他們大部分都是黃種人的面部特徵,所以識別起來還算是容易。
他們多是幾個臨近國家的人。
恐怕他們盯著夏國這塊大肥肉也不是一天兩天了。
這幾個人當中,又一個已經落網,就是之前袁成華提到的堂傑。
當審問堂傑時,他表現的異常淡定。
甚至還挑釁的說:「我本來七年前就該死了,多活了這七年,我覺得是我幸運,我賺到了,還有什麼不滿足的呢?」
當審訊人員義憤填膺的怒罵他們,不把別人的命當成命。
堂傑竟然毫無人性的大笑:「對啊,那是別人的命,又不是我的命,我為什麼要在意?」
「他們是死是活,還不是我一句話的事,但他們這一輩子也沒白活,死一個救了好幾個,不是說救人一
命就勝造七級浮屠嗎?那他們這直接昇天了啊?」
「你不覺得我做的是好事嗎?我覺得天底下沒有比我麼更善良的人了。」
審訊人氣的恨不得當場衝過去,暴揍他一頓解氣。
可奈何旁邊的江凡還沒說話,他只能攥緊拳頭。
江凡看著他說:「是嗎?偷來的終究是偷來的,你應該很長一段時間睡不好覺了吧?斷斷續續多了多久的噩夢,你是不是看周圍不少東西,偶爾他們都會和你說話?」
剎那間,堂傑的呼吸都凝固住了。
江凡的話讓他覺得可怕。
但江凡還在繼續說
「我剛剛看見你胸前還帶著桃木劍,這不是夏國很傳統的道教才有的辟邪之物嗎?你的那個看材質和雕刻工藝,是開光的吧。
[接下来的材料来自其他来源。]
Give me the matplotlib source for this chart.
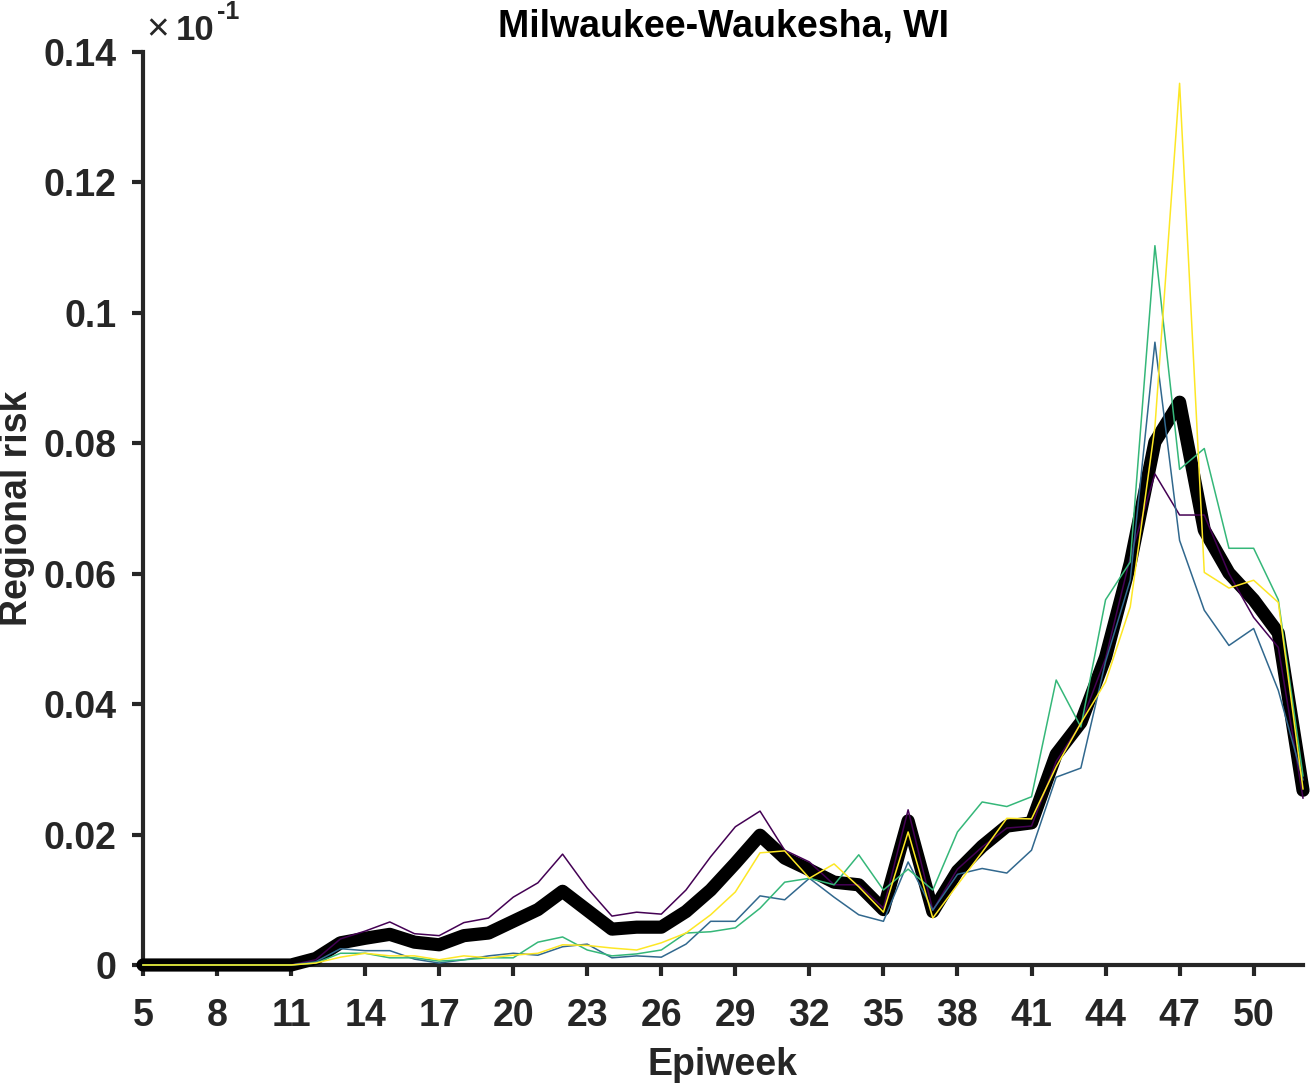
import numpy as np
import matplotlib
matplotlib.use("Agg")
import matplotlib.pyplot as plt
from matplotlib.ticker import FixedLocator, FuncFormatter

plt.rcParams['font.family'] = ['Liberation Sans', 'DejaVu Sans']
plt.rcParams['font.weight'] = 'bold'

weeks = list(range(5, 53))
zeros = [0.0] * 7  # weeks 5-11

mean_risk = zeros + [
    0.0010, 0.0034, 0.0041, 0.0047, 0.0035, 0.0031, 0.0045, 0.0049, 0.0067, 0.0085,
    0.0113, 0.0084, 0.0055, 0.0058, 0.0058, 0.0082, 0.0115, 0.0156, 0.0199, 0.0164,
    0.0146, 0.0127, 0.0123, 0.0085, 0.0221, 0.0082, 0.0144, 0.0182, 0.0213, 0.0218,
    0.0323, 0.0372, 0.0472, 0.0616, 0.0802, 0.0863, 0.0667, 0.0601, 0.0560, 0.0509,
    0.0268]

run_purple = zeros + [
    0.0008, 0.0040, 0.0052, 0.0066, 0.0048, 0.0045, 0.0065, 0.0072, 0.0104, 0.0126,
    0.0170, 0.0118, 0.0075, 0.0081, 0.0078, 0.0115, 0.0166, 0.0212, 0.0236, 0.0176,
    0.0158, 0.0123, 0.0123, 0.0087, 0.0238, 0.0084, 0.0147, 0.0181, 0.0210, 0.0213,
    0.0312, 0.0370, 0.0470, 0.0625, 0.0753, 0.0690, 0.0690, 0.0600, 0.0533, 0.0487,
    0.0256]

run_blue = zeros + [
    0.0005, 0.0025, 0.0022, 0.0022, 0.0009, 0.0003, 0.0008, 0.0014, 0.0018, 0.0015,
    0.0028, 0.0032, 0.0011, 0.0014, 0.0012, 0.0032, 0.0067, 0.0067, 0.0106, 0.0100,
    0.0133, 0.0104, 0.0077, 0.0067, 0.0158, 0.0084, 0.0139, 0.0148, 0.0141, 0.0176,
    0.0288, 0.0302, 0.0465, 0.0590, 0.0955, 0.0651, 0.0544, 0.0490, 0.0516, 0.0421,
    0.0284]

run_green = zeros + [
    0.0003, 0.0018, 0.0018, 0.0011, 0.0011, 0.0006, 0.0008, 0.0011, 0.0011, 0.0035,
    0.0043, 0.0023, 0.0014, 0.0017, 0.0023, 0.0049, 0.0051, 0.0057, 0.0087, 0.0127,
    0.0133, 0.0123, 0.0169, 0.0115, 0.0147, 0.0115, 0.0204, 0.0250, 0.0243, 0.0258,
    0.0437, 0.0365, 0.0560, 0.0618, 0.1103, 0.0760, 0.0792, 0.0639, 0.0639, 0.0560,
    0.0290]

run_yellow = zeros + [
    0.0003, 0.0012, 0.0018, 0.0014, 0.0014, 0.0008, 0.0014, 0.0011, 0.0015, 0.0018,
    0.0031, 0.0030, 0.0026, 0.0023, 0.0034, 0.0049, 0.0077, 0.0112, 0.0172, 0.0175,
    0.0133, 0.0155, 0.0120, 0.0081, 0.0204, 0.0072, 0.0123, 0.0173, 0.0225, 0.0224,
    0.0304, 0.0371, 0.0434, 0.0549, 0.0825, 0.1352, 0.0602, 0.0578, 0.0590, 0.0556,
    0.0270]

runs = [run_purple, run_blue, run_green, run_yellow]
run_colors = ["#440154", "#31688e", "#35b779", "#fde725"]

x_ticks = list(range(5, 52, 3))
y_ticks = [0, 0.02, 0.04, 0.06, 0.08, 0.1, 0.12, 0.14]

axis_col = "#262626"
fs = 27

fig = plt.figure(figsize=(13.10, 10.86), dpi=100)
ax = fig.add_axes([143 / 1310, 1 - 965 / 1086, (1303 - 143) / 1310, (965 - 52) / 1086])

ax.plot(weeks, mean_risk, color="black", lw=9.5, solid_joinstyle="round",
        solid_capstyle="round", zorder=3, clip_on=False)
for vals, col in zip(runs, run_colors):
    ax.plot(weeks, vals, color=col, lw=1.1, zorder=4, clip_on=False)

ax.set_xlim(5, 52)
ax.set_ylim(0, 0.14)
ax.xaxis.set_major_locator(FixedLocator(x_ticks))
ax.yaxis.set_major_locator(FixedLocator(y_ticks))
ax.yaxis.set_major_formatter(FuncFormatter(lambda v, p: "%g" % round(v, 4)))

for s in ["top", "right"]:
    ax.spines[s].set_visible(False)
for s in ["left", "bottom"]:
    ax.spines[s].set_linewidth(3)
    ax.spines[s].set_color(axis_col)
    ax.spines[s].set_zorder(2.5)

ax.tick_params(axis="both", direction="out", length=8, width=3, colors=axis_col,
               labelsize=fs)
ax.tick_params(axis="x", pad=16)
ax.tick_params(axis="y", pad=11)
for lab in ax.get_xticklabels() + ax.get_yticklabels():
    lab.set_fontweight("bold")

ax.set_title("Milwaukee-Waukesha, WI", fontsize=fs, fontweight="bold", pad=11)
ax.set_xlabel("Epiweek", fontsize=fs, fontweight="bold", color=axis_col, labelpad=9)
ax.set_ylabel("Regional risk", fontsize=fs, fontweight="bold", color=axis_col, labelpad=6)

# exponent label in the MATLAB style
fig.text(146 / 1310, 1 - 40 / 1086, "\u00d7", fontsize=28, fontweight="normal",
         color=axis_col, ha="left", va="baseline")
fig.text(176 / 1310, 1 - 40 / 1086, "10", fontsize=25, fontweight="bold",
         color=axis_col, ha="left", va="baseline")
fig.text(217 / 1310, 1 - 19 / 1086, "-1", fontsize=18, fontweight="bold",
         color=axis_col, ha="left", va="baseline")

fig.savefig("out.png", dpi=100)
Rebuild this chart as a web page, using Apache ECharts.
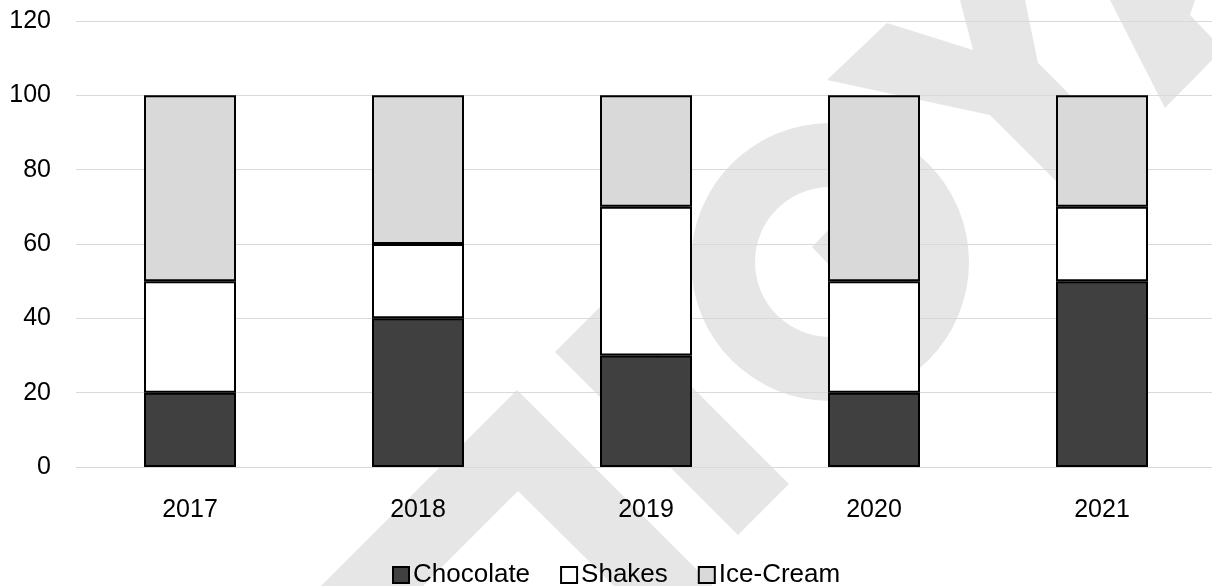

」
「你不害怕,是真不怕還是假不怕?我剛剛順便調查了你家裡人,這不差不知道,一查還嚇了一跳,竟然非死即傷,偷來的命,殘害了那麼多無辜孩子的命,接二連三的報應到了你家裡人身上,你有何感想?」
這次,就連江凡身邊的審訊人員都覺得雞皮疙瘩直立,堂傑更是嚇得渾身顫抖。
「看來你沒想起來了啊,那我就一一複述給你聽。」
「六年前,就是在你偷來的第一年,你一向身體健康的老父親,突然中了風,身體不受控制,不能自理,在醫院躺了兩年多,最後去世了。」
「四年前。在你偷來的第三年,你母親突然得了癌症,但發現的時候太晚了,已經渾身擴散了,看醫療情況,你還給她換了內臟是吧?把所有轉移的內臟全部更換了,嘖嘖嘖,這可真是個大手筆。」
「但術後,你母親的身體非但沒好,並且越來越嚴重,身體大面積潰爛,醫生勸你放棄治療,但你不死心,竟然又進行了二次器官更換,結果你母親沒下來手術檯。」
江凡說的時候,之間用力攥著掌心。
他想到的是那些無辜的孩子,為了這麼一個噁心的蛀蟲,竟然淪為了他們續命的工具。
「你是不是覺得自己真是個大孝子?一心為母親救治?但護士的筆記上清清楚楚寫著,她在渾身潰爛期間,就祈求過你和醫生,讓她死,她不想遭罪了。」
「是你的一意孤行,是你的堅持,你是想證明什麼嗎?那你究竟想證明什麼呢?證明你母親的死和你做的買賣沒有關係?還是證明禍不及家人,家裡人不會因為這種事情遭到報應?「
江凡每說一句,堂傑的臉就慘白一分。